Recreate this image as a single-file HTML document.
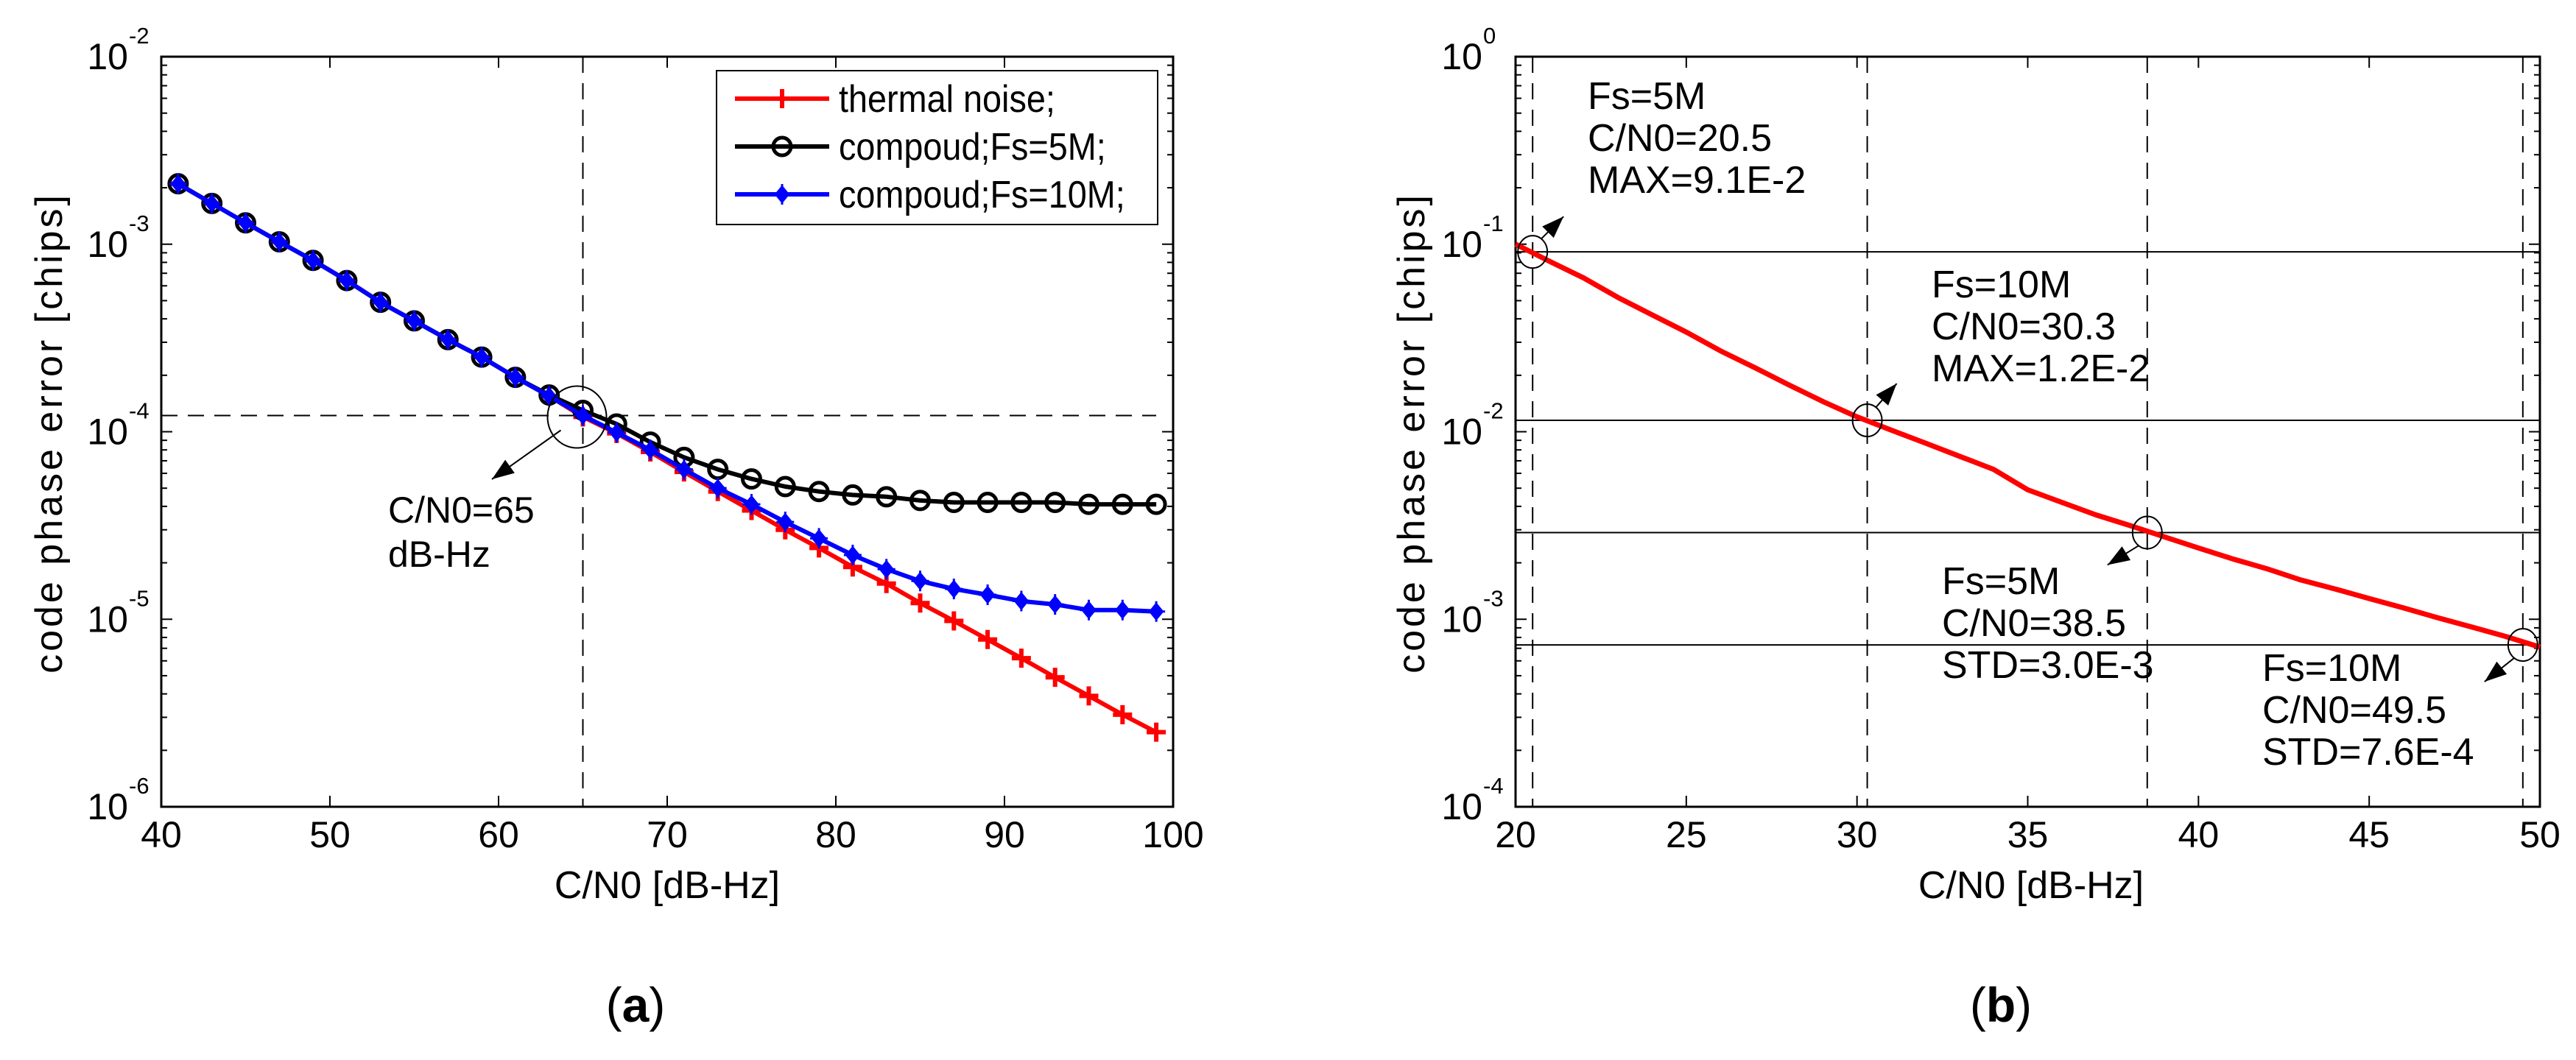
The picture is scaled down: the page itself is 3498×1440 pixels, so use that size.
<!DOCTYPE html>
<html><head><meta charset="utf-8"><style>
html,body{margin:0;padding:0;background:#fff;}
svg{display:block;}
text{font-family:"Liberation Sans",Arial,sans-serif;fill:#000;}
</style></head><body>
<svg id="fig" width="3498" height="1440" viewBox="0 0 3498 1440" xmlns="http://www.w3.org/2000/svg"></svg>
<script>
// ---- Panel (a) data ----
const snrA = [41,43,45,47,49,51,53,55,57,59,61,63,65,67,69,71,73,75,77,79,81,83,85,87,89,91,93,95,97,99];
const thermal = [2.1e-3,1.65e-3,1.3e-3,1.03e-3,8.2e-4,6.4e-4,4.9e-4,3.9e-4,3.1e-4,2.5e-4,1.95e-4,1.55e-4,1.2e-4,9.8e-5,7.8e-5,6.1e-5,4.8e-5,3.8e-5,3.0e-5,2.4e-5,1.9e-5,1.55e-5,1.22e-5,9.8e-6,7.8e-6,6.2e-6,4.9e-6,3.9e-6,3.1e-6,2.5e-6];
const fs5M = [2.1e-3,1.65e-3,1.3e-3,1.03e-3,8.2e-4,6.4e-4,4.9e-4,3.9e-4,3.1e-4,2.5e-4,1.95e-4,1.57e-4,1.3e-4,1.1e-4,8.8e-5,7.3e-5,6.3e-5,5.6e-5,5.1e-5,4.8e-5,4.6e-5,4.5e-5,4.3e-5,4.2e-5,4.2e-5,4.2e-5,4.2e-5,4.1e-5,4.1e-5,4.1e-5];
const fs10M = [2.1e-3,1.65e-3,1.3e-3,1.03e-3,8.2e-4,6.4e-4,4.9e-4,3.9e-4,3.1e-4,2.5e-4,1.95e-4,1.55e-4,1.22e-4,9.9e-5,8.0e-5,6.3e-5,5.0e-5,4.1e-5,3.3e-5,2.7e-5,2.2e-5,1.85e-5,1.6e-5,1.45e-5,1.35e-5,1.25e-5,1.2e-5,1.12e-5,1.12e-5,1.1e-5];
const xTicksA = [40,50,60,70,80,90,100];
const yExpA = [-2,-3,-4,-5,-6];
const markA = {x:65, y:1.22e-4};
// ---- Panel (b) data ----
const snrB = [20,21,22,23,24,25,26,27,28,29,30,31,32,33,34,35,36,37,38,39,40,41,42,43,44,45,46,47,48,49,50];
const errB = [1.0e-1,8.1e-2,6.6e-2,5.2e-2,4.2e-2,3.4e-2,2.7e-2,2.2e-2,1.78e-2,1.45e-2,1.2e-2,1.02e-2,8.7e-3,7.4e-3,6.3e-3,4.9e-3,4.2e-3,3.6e-3,3.16e-3,2.75e-3,2.4e-3,2.1e-3,1.86e-3,1.62e-3,1.45e-3,1.29e-3,1.15e-3,1.02e-3,9.1e-4,8.1e-4,7.1e-4];
const xTicksB = [20,25,30,35,40,45,50];
const yExpB = [0,-1,-2,-3,-4];
const markX = [20.5,30.3,38.5,49.5];
const markY = [9.1e-2,1.15e-2,2.9e-3,7.3e-4];
const annoLines = [["Fs=5M","C/N0=20.5","MAX=9.1E-2"],["Fs=10M","C/N0=30.3","MAX=1.2E-2"],["Fs=5M","C/N0=38.5","STD=3.0E-3"],["Fs=10M","C/N0=49.5","STD=7.6E-4"]];

const NS="http://www.w3.org/2000/svg";
const svg=document.getElementById('fig');
function el(tag,attrs,parent,txt){const e=document.createElementNS(NS,tag);for(const k in attrs)e.setAttribute(k,attrs[k]);if(txt!==undefined)e.textContent=txt;(parent||svg).appendChild(e);return e;}

function makeAxes(name,L,R,T,B,xmin,xmax,ymaxExp,yminExp,xTicks,yExps){
  const g=el('g',{});
  
  
  const sx=v=>L+(v-xmin)/(xmax-xmin)*(R-L);
  const sy=v=>T+(ymaxExp-Math.log10(v))/(ymaxExp-yminExp)*(B-T);
  xTicks.forEach(v=>{const x=sx(v);
    el('line',{x1:x,y1:B,x2:x,y2:B-15,stroke:'#000','stroke-width':2},g);
    el('line',{x1:x,y1:T,x2:x,y2:T+15,stroke:'#000','stroke-width':2},g);
    const t=el('text',{x:x,y:B+55,'font-size':50,'text-anchor':'middle'},g,String(v));
    
    
  });
  for(let e=ymaxExp;e>yminExp;e--){
    for(let m=2;m<=9;m++){const y=sy(m*Math.pow(10,e-1));
      el('line',{x1:L,y1:y,x2:L+8,y2:y,stroke:'#000','stroke-width':2},g);
      el('line',{x1:R,y1:y,x2:R-8,y2:y,stroke:'#000','stroke-width':2},g);}
  }
  yExps.forEach(e=>{const y=sy(Math.pow(10,e));
    el('line',{x1:L,y1:y,x2:L+15,y2:y,stroke:'#000','stroke-width':2},g);
    el('line',{x1:R,y1:y,x2:R-15,y2:y,stroke:'#000','stroke-width':2},g);
    const t=el('text',{x:L-45,y:y+17,'font-size':50,'text-anchor':'end'},g,'10');
    
    
    el('text',{x:L-44,y:y-18,'font-size':31,'text-anchor':'start'},g,String(e));
  });
  el('rect',{x:L,y:T,width:R-L,height:B-T,fill:'none',stroke:'#000','stroke-width':3},g);
  return {sx,sy,g};
}
function pathFrom(xs,ys,A){return xs.map((v,i)=>(i?'L':'M')+A.sx(v).toFixed(1)+','+A.sy(ys[i]).toFixed(1)).join(' ');}
function arrow(x1,y1,x2,y2,parent){
  el('line',{x1,y1,x2,y2,stroke:'#000','stroke-width':2},parent);
  const a=Math.atan2(y2-y1,x2-x1),L=30,W=11;
  const bx=x2-L*Math.cos(a),by=y2-L*Math.sin(a);
  const p=[[x2,y2],[bx+W*Math.sin(a),by-W*Math.cos(a)],[bx-W*Math.sin(a),by+W*Math.cos(a)]];
  el('polygon',{points:p.map(q=>q.join(',')).join(' '),fill:'#000'},parent);
}

// ===== Panel A =====
const A=makeAxes('axes-a',219,1593,77,1096,40,100,-2,-6,xTicksA,yExpA);
const gdA=el('g',{});


el('line',{x1:A.sx(markA.x),y1:77,x2:A.sx(markA.x),y2:1096,stroke:'#000','stroke-width':2,'stroke-dasharray':'22,14'},gdA);
el('line',{x1:219,y1:A.sy(markA.y),x2:1570,y2:A.sy(markA.y),stroke:'#000','stroke-width':2,'stroke-dasharray':'22,14'},gdA);
function drawMarker(g,marker,x,y,color){
  if(marker==='plus'){el('path',{d:`M${x-13},${y}H${x+13}M${x},${y-13}V${y+13}`,stroke:color,'stroke-width':6},g);}
  else if(marker==='circle'){el('circle',{cx:x,cy:y,r:12,fill:'none',stroke:color,'stroke-width':5},g);}
  else {el('path',{d:`M${x},${y-11}L${x+9},${y}L${x},${y+11}L${x-9},${y}Z`,fill:color,stroke:color,'stroke-width':2},g);
        el('path',{d:`M${x-12},${y}H${x+12}M${x},${y-14}V${y+14}`,stroke:color,'stroke-width':3},g);}
}
function series(name,ys,color,marker){
  const g=el('g',{});
  
  
  el('path',{d:pathFrom(snrA,ys,A),fill:'none',stroke:color,'stroke-width':6,'stroke-linejoin':'round'},g);
  snrA.forEach((v,i)=>{drawMarker(g,marker,A.sx(v),A.sy(ys[i]),color);});
}
series('series-thermal-noise',thermal,'#ff0000','plus');
series('series-compound-5M',fs5M,'#000000','circle');
series('series-compound-10M',fs10M,'#0000ff','diamond');
const anA=el('g',{});


el('ellipse',{cx:A.sx(markA.x)-8,cy:A.sy(markA.y)+2,rx:40,ry:42,fill:'none',stroke:'#000','stroke-width':2},anA);
arrow(A.sx(markA.x)-30,A.sy(markA.y)+20,668,651,anA);
el('text',{x:527,y:710,'font-size':50},anA,'C/N0=65');
el('text',{x:527,y:770,'font-size':50},anA,'dB-Hz');
// legend
const lg=el('g',{});


el('rect',{x:973,y:96,width:599,height:209,fill:'#fff',stroke:'#000','stroke-width':2},lg);
[['thermal noise;','#ff0000','plus'],['compoud;Fs=5M;','#000','circle'],['compoud;Fs=10M;','#0000ff','diamond']].forEach((d,i)=>{
  const y=134+i*65;
  const e=el('g',{},lg);
  
  
  el('line',{x1:998,y1:y,x2:1126,y2:y,stroke:d[1],'stroke-width':6},e);
  drawMarker(e,d[2],1062,y,d[1]);
  el('text',{x:0,y:0,'font-size':52,transform:`translate(1139,${y+18}) scale(0.9,1)`},e,d[0]);
});
let t=el('text',{x:906,y:1220,'font-size':52,'text-anchor':'middle'},svg,'C/N0 [dB-Hz]');


t=el('text',{x:0,y:0,'font-size':52,'text-anchor':'middle','letter-spacing':'4',transform:'translate(84,588) rotate(-90)'},svg,'code phase error [chips]');


t=el('text',{x:863,y:1388,'font-size':66,'text-anchor':'middle','font-family':'Liberation Serif, serif'},svg,'');


el('tspan',{},t,'(');el('tspan',{'font-weight':'bold'},t,'a');el('tspan',{},t,')');

// ===== Panel B =====
const B=makeAxes('axes-b',2058,3449,77,1096,20,50,0,-4,xTicksB,yExpB);
const gdB=el('g',{});


markX.forEach((v,i)=>{
  el('line',{x1:B.sx(v),y1:77,x2:B.sx(v),y2:1096,stroke:'#000','stroke-width':2,'stroke-dasharray':'22,14'},gdB);
  el('line',{x1:2058,y1:B.sy(markY[i]),x2:3449,y2:B.sy(markY[i]),stroke:'#000','stroke-width':2},gdB);
});
const sb=el('g',{});


el('path',{d:pathFrom(snrB,errB,B),fill:'none',stroke:'#ff0000','stroke-width':7,'stroke-linejoin':'round'},sb);
const annoPos=[[2156,130],[2623,386],[2637,789],[3072,907]];
const arrowDir=[[30,-30],[28,-32],[-42,26],[-40,32]];
markX.forEach((v,i)=>{
  const g=el('g',{});
  
  
  const x=B.sx(v),y=B.sy(markY[i]);
  el('ellipse',{cx:x,cy:y,rx:20,ry:22,fill:'none',stroke:'#000','stroke-width':2},g);
  const dx=arrowDir[i][0],dy=arrowDir[i][1];
  const sx0=x+Math.sign(dx)*12,sy0=y+Math.sign(dy)*18;
  arrow(sx0,sy0,sx0+dx,sy0+dy,g);
  annoLines[i].forEach((s,j)=>el('text',{x:annoPos[i][0],y:annoPos[i][1]+18+j*57,'font-size':52},g,s));
});
t=el('text',{x:2758,y:1220,'font-size':52,'text-anchor':'middle'},svg,'C/N0 [dB-Hz]');


t=el('text',{x:0,y:0,'font-size':52,'text-anchor':'middle','letter-spacing':'4',transform:'translate(1934,588) rotate(-90)'},svg,'code phase error [chips]');


t=el('text',{x:2717,y:1388,'font-size':66,'text-anchor':'middle','font-family':'Liberation Serif, serif'},svg,'');


el('tspan',{},t,'(');el('tspan',{'font-weight':'bold'},t,'b');el('tspan',{},t,')');
</script>
</body></html>
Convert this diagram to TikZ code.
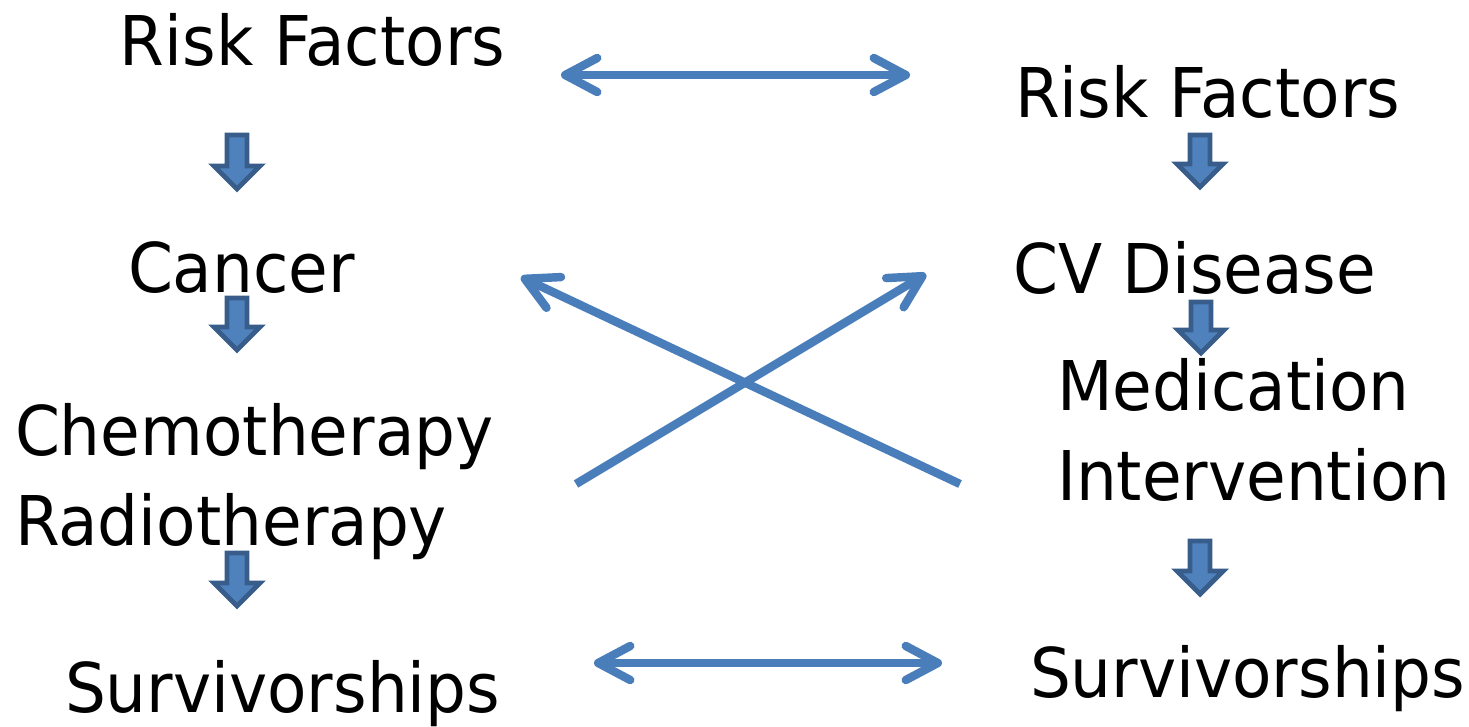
\documentclass[tikz,border=0pt]{standalone}
\usepackage{fontspec}
\setmainfont{DejaVu Sans}[FakeStretch=0.94]
\usetikzlibrary{arrows.meta}
\definecolor{lineblue}{HTML}{4A7EBB}
\definecolor{blkfill}{HTML}{4F81BD}
\definecolor{blkdraw}{HTML}{385D8A}
\tikzset{
  lbl/.style={anchor=base west,inner sep=0pt,outer sep=0pt,font=\fontsize{19.5}{23}\selectfont},
  conn/.style={draw=lineblue,line width=2.4pt,
    {Straight Barb[length=3.2mm,width=3.4mm,round]}-{Straight Barb[length=3.2mm,width=3.4mm,round]}},
  conn1/.style={draw=lineblue,line width=2.4pt,
    -{Straight Barb[length=3.2mm,width=3.4mm,round]}},
  blk/.style={fill=blkfill,draw=blkdraw,line width=1.4pt,line join=miter}
}
\newcommand\downblk[3]{% cx, top y, bottom y
  \draw[blk] (#1-10,#2) -- (#1+10,#2) -- (#1+10,#3-23) -- (#1+23,#3-23) -- (#1,#3)
    -- (#1-23,#3-23) -- (#1-10,#3-23) -- cycle;}
\begin{document}
\begin{tikzpicture}[x=0.01cm,y=-0.01cm]
\useasboundingbox (0,0) rectangle (1469,727);
% left column
\node[lbl] (rfL) at (120,65) {Risk Factors};
\node[lbl] (canc) at (128,292) {Cancer};
\node[lbl] (chemo) at (15,455) {Chemotherapy};
\node[lbl] (radio) at (15,545) {Radiotherapy};
\node[lbl] (survL) at (65,712) {Survivorships};
% right column
\node[lbl] (rfR) at (1015,117) {Risk Factors};
\node[lbl] (cvd) at (1013,293) {CV Disease};
\node[lbl] (med) at (1057,410) {Medication};
\node[lbl] (interv) at (1057,500) {Intervention};
\node[lbl] (survR) at (1030,697) {Survivorships};
% block arrows
\downblk{237}{135}{189}
\downblk{237}{298}{350}
\downblk{237}{553}{606}
\downblk{1200}{135}{187}
\downblk{1201}{302}{353}
\downblk{1200}{541}{594}
% connector end points
\coordinate (t1) at (561,75);
\coordinate (t2) at (910,75);
\coordinate (b1) at (594,663);
\coordinate (b2) at (942,663);
\coordinate (x1s) at (576,484);
\coordinate (x1e) at (926,274);
\coordinate (x2s) at (960,484);
\coordinate (x2e) at (521,277);
\draw[conn] (t1) -- (t2);
\draw[conn] (b1) -- (b2);
\draw[conn1] (x1s) -- (x1e);
\draw[conn1] (x2s) -- (x2e);
\end{tikzpicture}
\end{document}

****************

[Required task]: Copy out each line in the preceding records that contains "code".

[Result below]:
t=el('text',{x:0,y:0,'font-size':52,'text-anchor':'middle','letter-spacing':'4',transform:'translate(84,588) rotate(-90)'},svg,'code phase error [chips]');
t=el('text',{x:0,y:0,'font-size':52,'text-anchor':'middle','letter-spacing':'4',transform:'translate(1934,588) rotate(-90)'},svg,'code phase error [chips]');
Convert this diagram to TikZ code.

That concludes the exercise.